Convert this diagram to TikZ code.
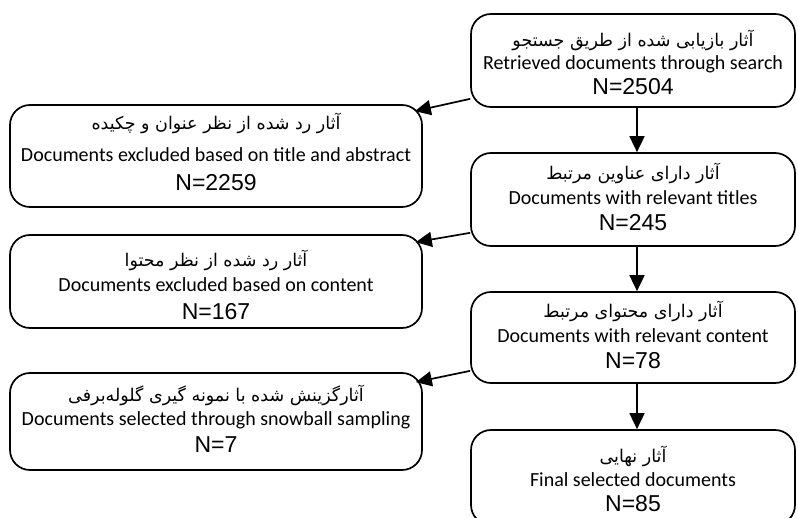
\documentclass[tikz,border=0pt]{standalone}
\usepackage{fontspec}
\setmainfont{Carlito}
\newfontfamily\numfont{Liberation Sans}
\newfontfamily\farsifont[Script=Arabic]{DejaVu Sans}
\TeXXeTstate=1
\usetikzlibrary{arrows.meta}

\begin{document}
\begin{tikzpicture}[x=1pt,y=-1pt,
  box/.style={draw, line width=1.7pt, rounded corners=20pt, inner sep=0pt},
  rbox/.style={box, minimum width=324pt},
  lbox/.style={box, minimum width=412pt},
  fa/.style={anchor=base, inner sep=0pt, font=\farsifont\fontsize{17.5}{20}\selectfont},
  en/.style={anchor=base, inner sep=0pt, font=\fontsize{20}{23}\selectfont},
  num/.style={anchor=base, inner sep=0pt, font=\numfont\fontsize{23}{26}\selectfont},
  flow/.style={line width=1.7pt, -{Triangle[length=16pt,width=15pt]}}]
\useasboundingbox (0,0) rectangle (798,518);

% main column (right)
\node[rbox, minimum height=93pt] (b1) at (633,60.5) {};
\node[fa]  (b1fa) at (633,47) {\beginR آثار بازیابی شده از طریق جستجو\endR};
\node[en]  (b1en) at (633,70) {Retrieved documents through search};
\node[num] (b1n)  at (633,95) {N=2504};

\node[rbox, minimum height=93pt] (b3) at (633,199.5) {};
\node[fa]  (b3fa) at (633,180) {\beginR آثار دارای عناوین مرتبط\endR};
\node[en]  (b3en) at (633,205) {Documents with relevant titles};
\node[num] (b3n)  at (633,231) {N=245};

\node[rbox, minimum height=91pt] (b5) at (633,337.5) {};
\node[fa]  (b5fa) at (633,318) {\beginR آثار دارای محتوای مرتبط\endR};
\node[en]  (b5en) at (633,343) {Documents with relevant content};
\node[num] (b5n)  at (633,369) {N=78};

\node[rbox, minimum height=95pt] (b7) at (633,477.5) {};
\node[fa]  (b7fa) at (633,463) {\beginR آثار نهایی\endR};
\node[en]  (b7en) at (633,486) {Final selected documents};
\node[num] (b7n)  at (633,511) {N=85};

% side column (left)
\node[lbox, minimum height=102pt] (b2) at (216,156) {};
\node[fa]  (b2fa) at (216,130) {\beginR آثار رد شده از نظر عنوان و چکیده\endR};
\node[en]  (b2en) at (216,162) {Documents excluded based on title and abstract};
\node[num] (b2n)  at (216,191) {N=2259};

\node[lbox, minimum height=93pt] (b4) at (216,281.5) {};
\node[fa]  (b4fa) at (216,267) {\beginR آثار رد شده از نظر محتوا\endR};
\node[en]  (b4en) at (216,292) {Documents excluded based on content};
\node[num] (b4n)  at (216,320) {N=167};

\node[lbox, minimum height=97pt] (b6) at (216,421.5) {};
\node[fa]  (b6fa) at (216,402) {\beginR آثارگزینش شده با نمونه گیری گلوله‌برفی\endR};
\node[en]  (b6en) at (216,426) {Documents selected through snowball sampling};
\node[num] (b6n)  at (216,453) {N=7};

% flow down the main column
\draw[flow] ([xshift=4pt]b1.south) -- ([xshift=4pt]b3.north);
\draw[flow] ([xshift=4pt]b3.south) -- ([xshift=4pt]b5.north);
\draw[flow] ([xshift=4pt]b5.south) -- ([xshift=4pt]b7.north);

% branches to the side column
\draw[flow] ([yshift=9pt]b1.south west)  -- ([xshift=-8pt,yshift=-7pt]b2.north east);
\draw[flow] ([yshift=14pt]b3.south west) -- ([xshift=-7pt,yshift=-8pt]b4.north east);
\draw[flow] ([yshift=13pt]b5.south west) -- ([xshift=-7pt,yshift=-10pt]b6.north east);
\end{tikzpicture}
\end{document}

^^^^

Aim of the task: Give every line back word for word and leave the pictures out.

Output:
Convert this diagram to TikZ code.
\documentclass[tikz,border=0pt]{standalone}
\usepackage{fontspec}
\setmainfont{Carlito}
\newfontfamily\numfont{Liberation Sans}
\newfontfamily\farsifont[Script=Arabic]{DejaVu Sans}
\TeXXeTstate=1
\usetikzlibrary{arrows.meta}

\begin{document}
\begin{tikzpicture}[x=1pt,y=-1pt,
  box/.style={draw, line width=1.7pt, rounded corners=20pt, inner sep=0pt},
  rbox/.style={box, minimum width=324pt},
  lbox/.style={box, minimum width=412pt},
  fa/.style={anchor=base, inner sep=0pt, font=\farsifont\fontsize{17.5}{20}\selectfont},
  en/.style={anchor=base, inner sep=0pt, font=\fontsize{20}{23}\selectfont},
  num/.style={anchor=base, inner sep=0pt, font=\numfont\fontsize{23}{26}\selectfont},
  flow/.style={line width=1.7pt, -{Triangle[length=16pt,width=15pt]}}]
\useasboundingbox (0,0) rectangle (798,518);

% main column (right)
\node[rbox, minimum height=93pt] (b1) at (633,60.5) {};
\node[fa]  (b1fa) at (633,47) {\beginR آثار بازیابی شده از طریق جستجو\endR};
\node[en]  (b1en) at (633,70) {Retrieved documents through search};
\node[num] (b1n)  at (633,95) {N=2504};

\node[rbox, minimum height=93pt] (b3) at (633,199.5) {};
\node[fa]  (b3fa) at (633,180) {\beginR آثار دارای عناوین مرتبط\endR};
\node[en]  (b3en) at (633,205) {Documents with relevant titles};
\node[num] (b3n)  at (633,231) {N=245};

\node[rbox, minimum height=91pt] (b5) at (633,337.5) {};
\node[fa]  (b5fa) at (633,318) {\beginR آثار دارای محتوای مرتبط\endR};
\node[en]  (b5en) at (633,343) {Documents with relevant content};
\node[num] (b5n)  at (633,369) {N=78};

\node[rbox, minimum height=95pt] (b7) at (633,477.5) {};
\node[fa]  (b7fa) at (633,463) {\beginR آثار نهایی\endR};
\node[en]  (b7en) at (633,486) {Final selected documents};
\node[num] (b7n)  at (633,511) {N=85};

% side column (left)
\node[lbox, minimum height=102pt] (b2) at (216,156) {};
\node[fa]  (b2fa) at (216,130) {\beginR آثار رد شده از نظر عنوان و چکیده\endR};
\node[en]  (b2en) at (216,162) {Documents excluded based on title and abstract};
\node[num] (b2n)  at (216,191) {N=2259};

\node[lbox, minimum height=93pt] (b4) at (216,281.5) {};
\node[fa]  (b4fa) at (216,267) {\beginR آثار رد شده از نظر محتوا\endR};
\node[en]  (b4en) at (216,292) {Documents excluded based on content};
\node[num] (b4n)  at (216,320) {N=167};

\node[lbox, minimum height=97pt] (b6) at (216,421.5) {};
\node[fa]  (b6fa) at (216,402) {\beginR آثارگزینش شده با نمونه گیری گلوله‌برفی\endR};
\node[en]  (b6en) at (216,426) {Documents selected through snowball sampling};
\node[num] (b6n)  at (216,453) {N=7};

% flow down the main column
\draw[flow] ([xshift=4pt]b1.south) -- ([xshift=4pt]b3.north);
\draw[flow] ([xshift=4pt]b3.south) -- ([xshift=4pt]b5.north);
\draw[flow] ([xshift=4pt]b5.south) -- ([xshift=4pt]b7.north);

% branches to the side column
\draw[flow] ([yshift=9pt]b1.south west)  -- ([xshift=-8pt,yshift=-7pt]b2.north east);
\draw[flow] ([yshift=14pt]b3.south west) -- ([xshift=-7pt,yshift=-8pt]b4.north east);
\draw[flow] ([yshift=13pt]b5.south west) -- ([xshift=-7pt,yshift=-10pt]b6.north east);
\end{tikzpicture}
\end{document}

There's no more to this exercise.